The Sith: The Politics of Crisis

That Sithism lies outside mainstream, acceptable political discourse is the consensus of responsible social scientists, but a survey of history reveals aberrant pulses of Sith supremacy. Pessimists characterize this as a cycle, but historians should not accept this as inevitable. Material conditions change, never duplicating those of the past, and material forces, not ephemeral cycles, drive history. This makes it essential that historians and laypeople alike study the Sith phenomenon, and stand on guard against new manifestations. We should not assume that it is inevitable, but counter it with just, robust economic policies, and remedies for social inequality that cut across species-demographic divides.

Naga Sadow, Second Empire statue. Once thought to be a literal figure, academic consensus now casts Sadow as a legend synthesized by the Sith Empire to unite humans and the indigenous Sith of Moraband under a hero-figure with both ancestries.

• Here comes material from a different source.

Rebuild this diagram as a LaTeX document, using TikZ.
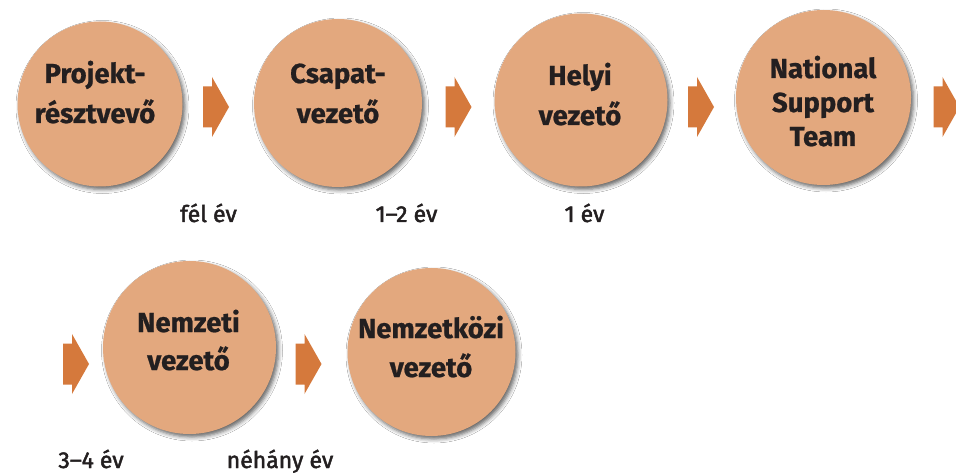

Each iteration of Sithism casts itself as a primeval, perennial political philosophy, but Sithism is protean, and the term “Sith” exists in multiple contexts. The first Sith Empire was a settler state; religious minorities settled on Moraband (called Korriban by settlers) and appropriated the name of its indigenous species. After exploiting Moraband’s rich material and psychic resources, the First Empire engaged in colonial expansion, which halted when its competitor, the Old Republic, clashed with it for control of resource-rich worlds. In this era, Sithism was simply an ideology of colonist-aristocrat supremacy, pragmatically enforced throughout the First Empire’s worlds. By contrast, the Second and Third Sith Empires promoted an ideology centered on political absolutism, where the bodies and “life forces” of subjects were the personal property of the Emperor, bound by religious obligations and the transfer of tributary capital.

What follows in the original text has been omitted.